If \(|\rho \rangle \) is a vector concentrated at site m, i.e., if it is of the form

$$\begin{aligned} |\rho \rangle = \begin{bmatrix} \rho \\ 0 \end{bmatrix} \text { or } \begin{bmatrix} 0 \\ \rho \end{bmatrix}, \end{aligned}$$

then Eq. (11.11) reduces to

$$\begin{aligned} \sum _j {\text {Tr}}\Big (\big ((I-AA^\#)|\rho \rangle \big )_j\Big ) = {\text {Tr}}\big (\rho \big ). \end{aligned}$$

(11.12)

Now we proceed to show that the terms involving W in (11.9) will have trace zero. First, we have that

$$\begin{aligned} {\text {Tr}}\Big ((WA^\#)_{1r}\rho \Big )&= {\text {Tr}}\big ((LA^\#)_{1r}\rho \big )-{\text {Tr}}\Big (\big (D(I-AA^\#)A^\#\big )_{1r}\rho \Big ) \nonumber \\&=\sum _m \left[ {\text {Tr}}\Big (L_{1m}A^\#_{mr}\rho \Big )-{\text {Tr}}\Big (K_{11}(I-AA^\#)_{1m}A^\#_{mr}\rho \Big )\right] \nonumber \\&=\sum _m \left[ {\text {Tr}}\Big (A^\#_{mr}\rho \Big )-{\text {Tr}}\Big (K_{11}(I-AA^\#)_{1m}A^\#_{mr}\rho \Big )\right] , \end{aligned}$$

(11.13)

where again Lemma 11.2 was applied for L, and index r can be either 1 or 2. Note that

$$\begin{aligned} (I-AA^\#)_{1m}A^\#_{mr}\rho = \big [(I-AA^\#)|\rho \rangle \big ]_1, \end{aligned}$$

where \(|\rho \rangle \) is the vector with \(A^\#_{mr}\rho \) concentrated at site m. So, for this choice of \(|\rho \rangle \),

$$\begin{aligned} {\text {Tr}}\Big (K_{11}(I-AA^\#)_{1m}A^\#_{mr}\rho \Big )&={\text {Tr}}\Big (K_{11}\big [(I-AA^\#)|\rho \rangle \big ]_1\Big ) \nonumber \\&=\sum _j{\text {Tr}}\Big (\big [(I-AA^\#)|\rho \rangle \big ]_j\Big )\nonumber \\&={\text {Tr}}\Big (A^\#_{mr}\rho \Big ), \end{aligned}$$

(11.14)

where in the second equality we used Eq. (11.10), and in the last equality we used (11.12).
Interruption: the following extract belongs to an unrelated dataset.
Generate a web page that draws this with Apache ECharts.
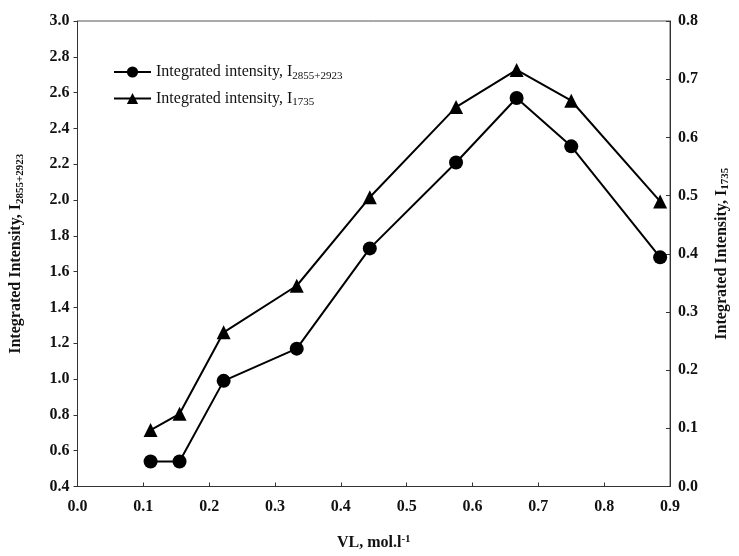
<!DOCTYPE html>
<html>
<head>
<meta charset="utf-8">
<script src="https://cdn.jsdelivr.net/npm/echarts@6/dist/echarts.min.js"></script>
<style>
  body { margin: 0; background: #fff; }
  #chart { width: 739px; height: 556px; }
</style>
</head>
<body>
<div id="chart"></div>
<script>
// VL concentration, mol/l
const vl = [0.111, 0.155, 0.222, 0.333, 0.444, 0.575, 0.667, 0.75, 0.885];
// I 2855+2923 (left axis)
const intensityCH = [0.54, 0.54, 0.99, 1.17, 1.73, 2.21, 2.57, 2.30, 1.68];
// I 1735 (right axis)
const intensityCO = [0.097, 0.125, 0.265, 0.345, 0.497, 0.652, 0.716, 0.663, 0.49];

const serif = 'Liberation Serif';
const nameCH = 'Integrated intensity, I2855+2923';
const nameCO = 'Integrated intensity, I1735';

let chart = echarts.init(document.getElementById('chart'));
let axisLine = { lineStyle: { color: '#333', width: 1 } };
let tickLabel = { fontFamily: serif, fontSize: 16, fontWeight: 'bold', color: '#111' };
let titleRich = {
    t: { fontFamily: serif, fontSize: 16, fontWeight: 'bold', color: '#111' },
    s: { fontFamily: serif, fontSize: 11, fontWeight: 'bold', color: '#111', padding: [8, 0, 0, 0] }
};

let options = {
    animation: false,
    grid: {
        left: 75, right: 64, top: 21, bottom: 68,
        show: true, borderColor: '#555', borderWidth: 1
    },
    legend: {
        orient: 'vertical',
        left: 108, top: 59,
        itemWidth: 37, itemHeight: 14, itemGap: 9,
        data: [nameCH, nameCO],
        formatter: (name) => {
            if (name === nameCH) return '{t|Integrated intensity, I}{s|2855+2923}';
            return '{t|Integrated intensity, I}{s|1735}';
        },
        textStyle: {
            rich: {
                t: { fontFamily: serif, fontSize: 16, color: '#111' },
                s: { fontFamily: serif, fontSize: 11, color: '#111', padding: [8, 0, 0, 0] }
            }
        }
    },
    xAxis: {
        type: 'value',
        min: 0, max: 0.9, interval: 0.1,
        axisLine: axisLine,
        axisTick: { inside: true, length: 4, lineStyle: { color: '#333' } },
        splitLine: { show: false },
        axisLabel: Object.assign({ margin: 12, formatter: v => v.toFixed(1) }, tickLabel),
        name: '{t|VL, mol.l}{s|-1}',
        nameLocation: 'middle',
        nameGap: 47,
        nameTextStyle: {
            rich: {
                t: titleRich.t,
                s: Object.assign({}, titleRich.s, { padding: [0, 0, 8, 0] })
            }
        }
    },
    yAxis: [
        {
            type: 'value',
            min: 0.4, max: 3.0, interval: 0.2,
            axisLine: axisLine,
            axisTick: { inside: false, length: 4, lineStyle: { color: '#333' } },
            splitLine: { show: false },
            axisLabel: Object.assign({ margin: 8, formatter: v => v.toFixed(1) }, tickLabel),
            name: '{t|Integrated Intensity, I}{s|2855+2923}',
            nameLocation: 'middle',
            nameRotate: 90,
            nameGap: 52,
            nameTextStyle: { rich: titleRich }
        },
        {
            type: 'value',
            position: 'right',
            min: 0, max: 0.8, interval: 0.1,
            axisLine: axisLine,
            axisTick: { inside: true, length: 4, lineStyle: { color: '#333' } },
            splitLine: { show: false },
            axisLabel: Object.assign({ margin: 8, formatter: v => v.toFixed(1) }, tickLabel),
            name: '{t|Integrated Intensity, I}{s|1735}',
            nameLocation: 'middle',
            nameRotate: 90,
            nameGap: 42,
            nameTextStyle: { rich: titleRich }
        }
    ],
    series: [
        {
            name: nameCH,
            type: 'line',
            yAxisIndex: 0,
            data: vl.map((x, i) => [x, intensityCH[i]]),
            symbol: 'circle',
            symbolSize: 14,
            lineStyle: { color: '#000', width: 2 },
            itemStyle: { color: '#000' }
        },
        {
            name: nameCO,
            type: 'line',
            yAxisIndex: 1,
            data: vl.map((x, i) => [x, intensityCO[i]]),
            symbol: 'triangle',
            symbolSize: 14,
            lineStyle: { color: '#000', width: 2 },
            itemStyle: { color: '#000' }
        }
    ]
};
chart.setOption(options);
</script>
</body>
</html>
Inserting (11.14) back into (11.13) we get

$$\begin{aligned} {\text {Tr}}\Big ((WA^\#)_{1r}\rho \Big ) = \sum _m \left[ {\text {Tr}}\Big (A^\#_{mr}\rho \Big )-{\text {Tr}}\Big (A^\#_{mr}\rho \Big )\right] =0. \end{aligned}$$

It is immediate from the above with \(r=2\) that \({\text {Tr}}\Big ((WA^\#)_{12}\rho \Big )=0\). But also for \(r=1\) it gives us

$$\begin{aligned} {\text {Tr}}\Big (\big ((WA^\#)_dE\big )_{12}\rho \Big )={\text {Tr}}\Big ((WA^\#)_{11}\rho \Big )=0. \end{aligned}$$

Therefore, when we calculate \({\text {Tr}}\big (K_{12}\rho \big )\) using (11.9), the terms involving W vanish and the result follows.